╭──
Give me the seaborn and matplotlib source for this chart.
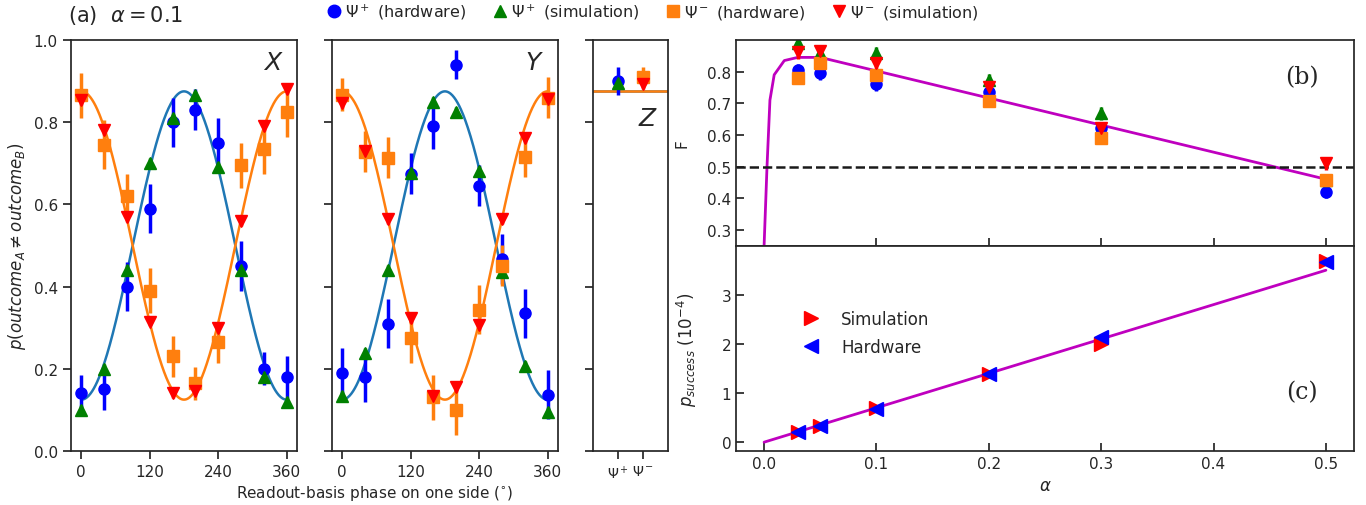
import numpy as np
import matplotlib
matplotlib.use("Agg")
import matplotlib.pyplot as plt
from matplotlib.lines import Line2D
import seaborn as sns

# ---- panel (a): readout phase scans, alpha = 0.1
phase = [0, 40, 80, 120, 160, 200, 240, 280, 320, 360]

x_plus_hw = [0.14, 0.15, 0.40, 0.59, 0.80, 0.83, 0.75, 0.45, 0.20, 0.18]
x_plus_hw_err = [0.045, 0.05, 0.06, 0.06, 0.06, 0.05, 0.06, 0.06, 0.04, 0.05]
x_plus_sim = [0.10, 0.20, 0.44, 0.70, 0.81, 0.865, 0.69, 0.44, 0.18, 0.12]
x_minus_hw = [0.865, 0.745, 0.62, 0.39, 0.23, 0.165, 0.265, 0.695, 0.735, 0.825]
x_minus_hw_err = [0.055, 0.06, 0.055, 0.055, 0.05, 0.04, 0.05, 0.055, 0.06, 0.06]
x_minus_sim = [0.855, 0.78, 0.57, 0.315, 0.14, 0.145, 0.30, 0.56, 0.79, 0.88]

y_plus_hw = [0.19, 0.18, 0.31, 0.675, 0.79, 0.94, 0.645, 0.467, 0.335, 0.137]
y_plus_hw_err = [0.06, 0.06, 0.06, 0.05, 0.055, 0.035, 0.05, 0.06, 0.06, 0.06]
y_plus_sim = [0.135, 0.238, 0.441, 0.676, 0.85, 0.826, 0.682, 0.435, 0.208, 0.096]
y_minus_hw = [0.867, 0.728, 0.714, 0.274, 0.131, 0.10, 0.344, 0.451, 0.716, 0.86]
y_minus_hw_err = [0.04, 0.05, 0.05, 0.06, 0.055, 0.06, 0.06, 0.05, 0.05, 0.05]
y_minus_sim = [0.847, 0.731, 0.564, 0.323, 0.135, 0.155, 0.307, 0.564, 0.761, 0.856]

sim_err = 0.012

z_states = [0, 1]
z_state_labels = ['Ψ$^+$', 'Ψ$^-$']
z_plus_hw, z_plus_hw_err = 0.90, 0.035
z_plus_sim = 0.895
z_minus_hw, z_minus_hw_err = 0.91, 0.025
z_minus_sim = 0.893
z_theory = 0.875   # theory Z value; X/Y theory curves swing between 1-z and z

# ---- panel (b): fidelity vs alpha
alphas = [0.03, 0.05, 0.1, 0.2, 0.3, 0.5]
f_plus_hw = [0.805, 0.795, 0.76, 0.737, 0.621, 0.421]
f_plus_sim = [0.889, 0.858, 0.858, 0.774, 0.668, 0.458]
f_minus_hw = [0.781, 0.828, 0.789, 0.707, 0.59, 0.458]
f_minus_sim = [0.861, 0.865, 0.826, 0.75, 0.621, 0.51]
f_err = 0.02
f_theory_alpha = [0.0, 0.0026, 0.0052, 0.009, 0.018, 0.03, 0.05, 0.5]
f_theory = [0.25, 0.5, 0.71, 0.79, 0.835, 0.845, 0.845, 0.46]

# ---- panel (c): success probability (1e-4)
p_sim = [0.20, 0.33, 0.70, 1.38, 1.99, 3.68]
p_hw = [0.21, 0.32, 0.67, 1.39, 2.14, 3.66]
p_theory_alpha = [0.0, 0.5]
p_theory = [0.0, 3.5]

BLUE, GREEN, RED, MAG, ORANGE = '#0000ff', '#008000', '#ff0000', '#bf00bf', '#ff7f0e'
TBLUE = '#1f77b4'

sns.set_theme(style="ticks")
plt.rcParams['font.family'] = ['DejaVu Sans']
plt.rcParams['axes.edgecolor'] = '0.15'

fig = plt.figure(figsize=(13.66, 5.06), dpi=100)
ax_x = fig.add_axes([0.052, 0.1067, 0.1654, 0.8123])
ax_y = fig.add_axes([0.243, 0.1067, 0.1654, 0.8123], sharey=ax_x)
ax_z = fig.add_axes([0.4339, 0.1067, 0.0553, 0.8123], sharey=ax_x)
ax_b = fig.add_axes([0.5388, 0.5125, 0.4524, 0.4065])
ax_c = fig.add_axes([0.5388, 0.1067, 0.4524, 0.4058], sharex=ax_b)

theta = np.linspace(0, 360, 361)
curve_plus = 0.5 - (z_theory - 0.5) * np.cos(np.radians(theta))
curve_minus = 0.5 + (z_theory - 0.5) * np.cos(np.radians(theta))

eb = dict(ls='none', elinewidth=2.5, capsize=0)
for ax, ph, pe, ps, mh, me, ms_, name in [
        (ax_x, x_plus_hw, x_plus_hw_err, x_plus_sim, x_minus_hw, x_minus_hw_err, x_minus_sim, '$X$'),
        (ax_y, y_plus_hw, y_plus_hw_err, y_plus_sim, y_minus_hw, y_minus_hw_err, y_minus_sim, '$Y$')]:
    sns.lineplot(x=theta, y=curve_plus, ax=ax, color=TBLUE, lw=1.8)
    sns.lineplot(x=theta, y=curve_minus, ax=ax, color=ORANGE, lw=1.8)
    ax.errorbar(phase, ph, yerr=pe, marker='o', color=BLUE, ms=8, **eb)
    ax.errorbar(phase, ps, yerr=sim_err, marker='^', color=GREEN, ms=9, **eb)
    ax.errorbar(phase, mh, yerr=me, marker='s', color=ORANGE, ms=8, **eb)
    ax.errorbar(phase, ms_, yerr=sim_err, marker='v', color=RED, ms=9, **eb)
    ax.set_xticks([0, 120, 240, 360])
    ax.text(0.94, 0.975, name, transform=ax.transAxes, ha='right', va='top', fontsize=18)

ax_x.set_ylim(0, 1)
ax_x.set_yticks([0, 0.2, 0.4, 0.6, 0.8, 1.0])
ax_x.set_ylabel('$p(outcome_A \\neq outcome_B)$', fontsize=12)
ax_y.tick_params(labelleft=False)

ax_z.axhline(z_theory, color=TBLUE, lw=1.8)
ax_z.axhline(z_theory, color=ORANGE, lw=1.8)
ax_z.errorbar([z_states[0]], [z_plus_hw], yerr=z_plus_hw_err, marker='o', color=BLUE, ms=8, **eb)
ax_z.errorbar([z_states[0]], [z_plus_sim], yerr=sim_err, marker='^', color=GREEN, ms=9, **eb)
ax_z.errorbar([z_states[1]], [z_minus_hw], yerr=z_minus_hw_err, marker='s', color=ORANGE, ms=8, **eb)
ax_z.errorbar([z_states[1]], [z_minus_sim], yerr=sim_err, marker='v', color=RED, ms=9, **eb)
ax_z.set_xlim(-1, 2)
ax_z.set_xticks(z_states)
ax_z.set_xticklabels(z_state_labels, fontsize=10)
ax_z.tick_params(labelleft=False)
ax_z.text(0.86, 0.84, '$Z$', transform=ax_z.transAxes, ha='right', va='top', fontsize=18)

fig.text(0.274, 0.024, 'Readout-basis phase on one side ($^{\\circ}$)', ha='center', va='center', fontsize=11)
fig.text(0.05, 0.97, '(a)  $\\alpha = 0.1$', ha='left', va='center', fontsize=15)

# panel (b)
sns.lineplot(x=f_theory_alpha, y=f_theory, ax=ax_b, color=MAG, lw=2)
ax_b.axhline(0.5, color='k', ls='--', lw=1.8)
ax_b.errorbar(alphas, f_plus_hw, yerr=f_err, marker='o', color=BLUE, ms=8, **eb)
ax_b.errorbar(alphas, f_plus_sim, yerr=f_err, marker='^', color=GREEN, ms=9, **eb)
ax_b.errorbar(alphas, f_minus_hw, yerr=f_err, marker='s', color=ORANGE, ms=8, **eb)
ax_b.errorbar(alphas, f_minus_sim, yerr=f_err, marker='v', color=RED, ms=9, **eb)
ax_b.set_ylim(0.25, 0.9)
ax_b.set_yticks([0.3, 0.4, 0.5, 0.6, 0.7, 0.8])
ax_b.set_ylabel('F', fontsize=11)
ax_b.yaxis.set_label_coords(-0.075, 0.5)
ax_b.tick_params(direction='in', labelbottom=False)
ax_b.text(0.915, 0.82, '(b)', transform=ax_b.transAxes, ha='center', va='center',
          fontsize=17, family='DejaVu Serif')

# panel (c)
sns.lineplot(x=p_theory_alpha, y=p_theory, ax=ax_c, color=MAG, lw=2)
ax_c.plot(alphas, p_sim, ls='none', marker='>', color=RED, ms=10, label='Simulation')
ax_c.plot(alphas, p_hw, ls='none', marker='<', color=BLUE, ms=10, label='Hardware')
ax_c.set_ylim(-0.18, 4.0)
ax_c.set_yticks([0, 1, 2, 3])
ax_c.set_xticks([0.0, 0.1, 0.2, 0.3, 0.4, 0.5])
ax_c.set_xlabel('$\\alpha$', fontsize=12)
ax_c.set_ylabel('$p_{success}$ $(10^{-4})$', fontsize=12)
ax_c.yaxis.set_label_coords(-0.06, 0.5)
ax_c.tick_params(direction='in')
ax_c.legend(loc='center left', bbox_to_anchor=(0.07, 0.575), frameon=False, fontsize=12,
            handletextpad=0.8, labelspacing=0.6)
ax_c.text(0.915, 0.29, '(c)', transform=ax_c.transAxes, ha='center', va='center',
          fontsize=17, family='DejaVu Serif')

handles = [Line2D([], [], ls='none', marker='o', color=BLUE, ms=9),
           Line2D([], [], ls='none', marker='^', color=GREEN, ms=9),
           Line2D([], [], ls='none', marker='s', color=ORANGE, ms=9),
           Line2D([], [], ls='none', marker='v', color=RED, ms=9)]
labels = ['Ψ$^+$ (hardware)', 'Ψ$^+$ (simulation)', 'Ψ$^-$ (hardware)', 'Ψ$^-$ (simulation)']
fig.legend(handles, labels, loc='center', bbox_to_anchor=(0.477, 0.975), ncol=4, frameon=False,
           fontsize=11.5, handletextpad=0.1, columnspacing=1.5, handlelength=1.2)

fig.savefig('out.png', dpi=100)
╰──
╭──
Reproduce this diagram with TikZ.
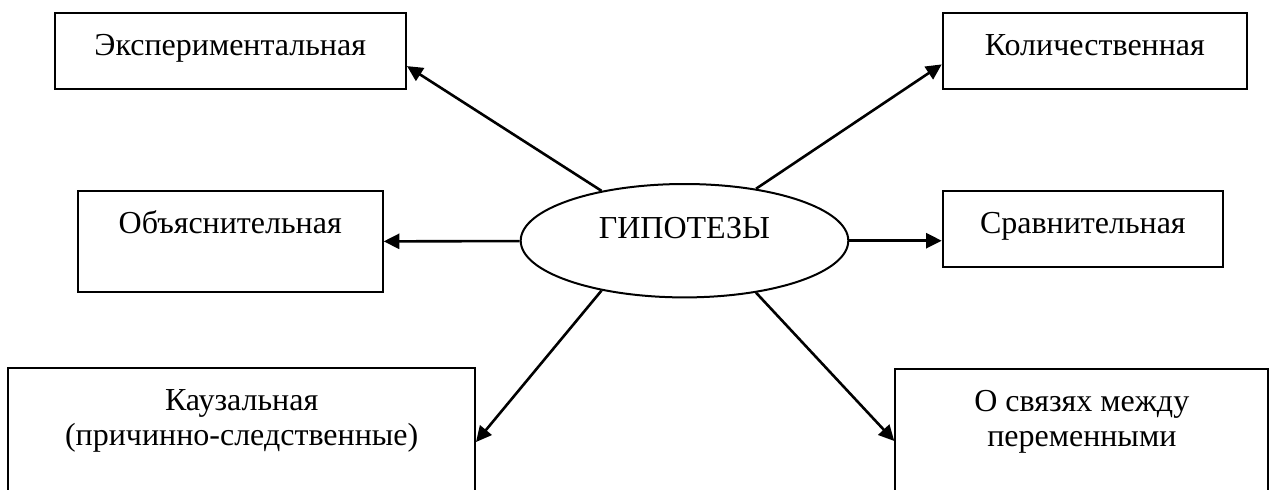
╰──
╭──
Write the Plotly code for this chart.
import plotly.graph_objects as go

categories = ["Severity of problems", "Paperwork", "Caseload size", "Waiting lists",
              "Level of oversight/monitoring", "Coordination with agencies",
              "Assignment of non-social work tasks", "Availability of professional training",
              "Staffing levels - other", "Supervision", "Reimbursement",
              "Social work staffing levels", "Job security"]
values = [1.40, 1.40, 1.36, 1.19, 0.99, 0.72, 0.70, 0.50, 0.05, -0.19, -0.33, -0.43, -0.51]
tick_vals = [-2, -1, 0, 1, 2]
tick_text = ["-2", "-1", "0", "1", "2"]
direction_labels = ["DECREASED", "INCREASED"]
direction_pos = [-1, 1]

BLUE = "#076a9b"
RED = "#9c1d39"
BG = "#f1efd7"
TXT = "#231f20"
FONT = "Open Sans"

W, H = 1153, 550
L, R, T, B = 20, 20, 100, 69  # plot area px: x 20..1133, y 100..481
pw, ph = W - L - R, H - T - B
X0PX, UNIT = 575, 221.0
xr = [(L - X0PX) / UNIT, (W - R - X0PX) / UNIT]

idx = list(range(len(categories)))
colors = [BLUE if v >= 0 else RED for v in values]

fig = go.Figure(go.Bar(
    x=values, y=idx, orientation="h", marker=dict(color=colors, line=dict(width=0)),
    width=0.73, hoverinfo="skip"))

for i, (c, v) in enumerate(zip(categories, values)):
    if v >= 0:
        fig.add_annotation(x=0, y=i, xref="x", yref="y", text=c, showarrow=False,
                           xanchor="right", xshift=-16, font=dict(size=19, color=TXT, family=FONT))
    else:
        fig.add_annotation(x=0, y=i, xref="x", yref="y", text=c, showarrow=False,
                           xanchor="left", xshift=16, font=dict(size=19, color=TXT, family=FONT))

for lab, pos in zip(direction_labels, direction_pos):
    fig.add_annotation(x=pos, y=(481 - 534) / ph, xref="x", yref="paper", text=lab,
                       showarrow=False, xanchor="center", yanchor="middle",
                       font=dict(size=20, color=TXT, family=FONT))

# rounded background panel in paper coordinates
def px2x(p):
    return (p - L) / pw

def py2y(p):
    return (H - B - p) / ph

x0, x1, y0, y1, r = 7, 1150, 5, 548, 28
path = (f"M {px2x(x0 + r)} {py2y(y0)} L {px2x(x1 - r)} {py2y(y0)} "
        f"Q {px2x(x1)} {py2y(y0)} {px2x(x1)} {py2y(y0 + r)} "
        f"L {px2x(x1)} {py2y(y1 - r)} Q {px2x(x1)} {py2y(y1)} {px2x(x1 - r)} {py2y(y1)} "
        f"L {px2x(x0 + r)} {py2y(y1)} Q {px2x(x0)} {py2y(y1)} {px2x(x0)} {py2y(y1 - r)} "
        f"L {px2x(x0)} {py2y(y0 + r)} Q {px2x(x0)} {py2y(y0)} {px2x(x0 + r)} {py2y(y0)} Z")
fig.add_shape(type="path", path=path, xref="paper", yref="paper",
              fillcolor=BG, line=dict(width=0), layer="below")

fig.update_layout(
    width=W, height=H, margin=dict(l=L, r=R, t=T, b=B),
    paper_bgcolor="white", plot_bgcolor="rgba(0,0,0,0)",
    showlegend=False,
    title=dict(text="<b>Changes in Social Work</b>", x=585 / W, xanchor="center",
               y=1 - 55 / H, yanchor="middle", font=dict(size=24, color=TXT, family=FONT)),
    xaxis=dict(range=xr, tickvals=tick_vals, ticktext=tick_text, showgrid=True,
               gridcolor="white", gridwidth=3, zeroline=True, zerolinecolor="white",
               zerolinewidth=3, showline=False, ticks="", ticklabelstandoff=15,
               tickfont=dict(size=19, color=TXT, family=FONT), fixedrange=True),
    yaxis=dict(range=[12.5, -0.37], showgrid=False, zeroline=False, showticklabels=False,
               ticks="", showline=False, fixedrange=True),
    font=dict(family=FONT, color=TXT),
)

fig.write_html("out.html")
╰──
Short exercise
Reproduce the lines exactly, taking as the first line the one with "Write the Plotly code for this chart." and as the last line the one with "return (H - B - p) / ph", and include nothing else.

Result of the task
Write the Plotly code for this chart.
import plotly.graph_objects as go

categories = ["Severity of problems", "Paperwork", "Caseload size", "Waiting lists",
              "Level of oversight/monitoring", "Coordination with agencies",
              "Assignment of non-social work tasks", "Availability of professional training",
              "Staffing levels - other", "Supervision", "Reimbursement",
              "Social work staffing levels", "Job security"]
values = [1.40, 1.40, 1.36, 1.19, 0.99, 0.72, 0.70, 0.50, 0.05, -0.19, -0.33, -0.43, -0.51]
tick_vals = [-2, -1, 0, 1, 2]
tick_text = ["-2", "-1", "0", "1", "2"]
direction_labels = ["DECREASED", "INCREASED"]
direction_pos = [-1, 1]

BLUE = "#076a9b"
RED = "#9c1d39"
BG = "#f1efd7"
TXT = "#231f20"
FONT = "Open Sans"

W, H = 1153, 550
L, R, T, B = 20, 20, 100, 69  # plot area px: x 20..1133, y 100..481
pw, ph = W - L - R, H - T - B
X0PX, UNIT = 575, 221.0
xr = [(L - X0PX) / UNIT, (W - R - X0PX) / UNIT]

idx = list(range(len(categories)))
colors = [BLUE if v >= 0 else RED for v in values]

fig = go.Figure(go.Bar(
    x=values, y=idx, orientation="h", marker=dict(color=colors, line=dict(width=0)),
    width=0.73, hoverinfo="skip"))

for i, (c, v) in enumerate(zip(categories, values)):
    if v >= 0:
        fig.add_annotation(x=0, y=i, xref="x", yref="y", text=c, showarrow=False,
                           xanchor="right", xshift=-16, font=dict(size=19, color=TXT, family=FONT))
    else:
        fig.add_annotation(x=0, y=i, xref="x", yref="y", text=c, showarrow=False,
                           xanchor="left", xshift=16, font=dict(size=19, color=TXT, family=FONT))

for lab, pos in zip(direction_labels, direction_pos):
    fig.add_annotation(x=pos, y=(481 - 534) / ph, xref="x", yref="paper", text=lab,
                       showarrow=False, xanchor="center", yanchor="middle",
                       font=dict(size=20, color=TXT, family=FONT))

# rounded background panel in paper coordinates
def px2x(p):
    return (p - L) / pw

def py2y(p):
    return (H - B - p) / ph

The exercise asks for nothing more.